Like the S2 pupils who learned to appreciate effective metaphor from Norman MacCaig's Visiting Hour ...

...and I haven't even mentioned Robin Jenkins or Ian Crichton Smith or The Coming of the Wee Malkies or The Lament for a Lost Dinner Ticket, or how an S4 boy with quite severe learning problems suddenly understood metre after reading the opening line of one of Morgan's sonnets, with which I think I'll stop:

A shilpit dog fucks grimly by the close

Aye.

Wednesday, March 14, 2012

Dali's Christ

 © Culture and Sport Glasgow (Museums)

There are no nails
no bonds or blood to mar
perfection. Instead, the figure hangs
beautiful above the flat sea
watched – or ignored – by anachronistic fishermen,
brooding over the water yet
soaring out to embrace
the viewer in the small space
dwarfed by the cosmos that is
the final resting of the crucified.
The humanity is complete,
the only agony visible in the twist
of the arms, the taut sculpture
of tormented shoulders,
but this is God who leaves behind
the tawdry superscription that would
seek to limit him,
this is God who reaches out as
crucifix to dying lips
as benediction to the world
as light into the darkened sky –
stop. Look up. Can you not
feel the wind?

©C.M.M. 02/12

Written after my last visit to the Kelvingrove Art Galleries, when I saw the painting familiar to me for most of my life in a new setting - the fourth I've seen it in. I'm indebted to Glasgow Museums for permission to use the image.

Friday, March 09, 2012

Another for the suitcase

I've just finished Erin Kelly's novel The Poison Tree. If you follow the link to Amazon, you can watch a short video of the author talking about the story and the impulse behind it, so in a way all I need to say it that I found it gripping, well-written and alarmingly convincing.

It's set in 1997 London and ten years later in a house on the Suffolk coast, and it is only now, as I start to write this, that I remember the Prologue that I read a couple of weeks ago, and how it set up the tension and mystery that persists throughout that long hot summer (was it hot in Scotland? - must check) and resurfaces in the later time period. This is a coming-of-age story, but it is also the story, ultimately, of a woman who has everything to lose and the strength to protect what she loves.

There is murder at the heart of the story, but until it happened I was unable to predict who would die and how. I was sometimes unable to read it at bedtime - I try to avoid over-stimulation past midnight - but I knew I was drawn into the life in the big house beside the wood and the recklessly amoral life of Biba who befriends the narrator, Karen. Kelly manages to demolish the intervening years, no matter how many, to revive our own time of hedonism and irresponsibility, whether in the '90s or - as in my case - the '60s, though on reflection I recognise my own relief at not being stranded in a life of sex, drugs, rock & roll by simple virtue of living at home. The seductive nature of such freedom and its corrosive effect creep out of the heat and the haze of spliff-smoke, all of which vanish like smoke after the evening of murder and its results.
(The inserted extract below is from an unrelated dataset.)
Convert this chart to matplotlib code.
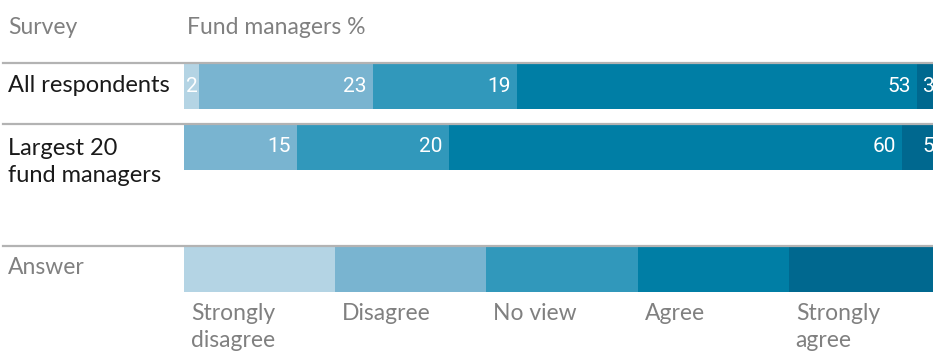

The Poison Tree ends in the dark, in the wind, in the cold. There will be life after the story ends - but Karen is no longer who she was, in more ways than one.

Great for the suitcase.

Thursday, March 08, 2012

When two or three are gathered together ...

I have been attending the diocesan synod of Argyll and The Isles for some years now - since before I retired, come to think of it - and my memory of both it and the General Synod tends to involve an overwhelming desire to nod off after lunch. This could, of course, be blamed on the nature of our synod meetings: because people have to travel so arduously to come together in Oban, we have a two-day event - and the clergy have three days -  with a jolly dinner (left) after the pre-Synod day and the Synod Eucharist. (This year we all piled into a large bus in the rain and were swept out to the Bishop's palace by the shore to drink wine before returning to the Gathering Halls for dinner, but that's another story that might include my speculating on the effect on the neighbours if we'd all invaded the wrong house ...)

But to the Synod. This year, despite all the junketing, I didn't sleep at all at Synod. For a start, I had work to do; the entire meeting was held round tables on which were bowls of grapes and chocolates and bits of paper and a marker pen, and I was facilitating the discussion at one of them. I would never have believed the positive effect that this simple move had: instead of sitting in rows, able to communicate briefly and surreptitiously with at most two people, we were made to sit with people from all over the diocese and we were encouraged to talk with them, get to know them a bit, and - most importantly - come to trust them as we spoke.

By the time we came to the discussion of the Anglican Covenant, the knitting lady had laid aside her knitting and we were all leaning forward over the table. People became passionate but there was no hostility, and there were moments of sharing that seemed to belong to a real family. We could, it seemed, have gone on all afternoon, and found it hard to stop when we were called to order. It was alive, this church, and I could see that life on faces elsewhere in the room.

I don't yet know the outcome of our discussion. It will be assessed from written responses of the groups and then shared. I got the impression that we thought the Covenant un-Anglican, and that we felt very aware of our uniquely Scottish identity. But I had more than an impression of something else, something very closely tied to the presence that was in the midst of us as we gathered together.

And for me at Synod,  that was a first.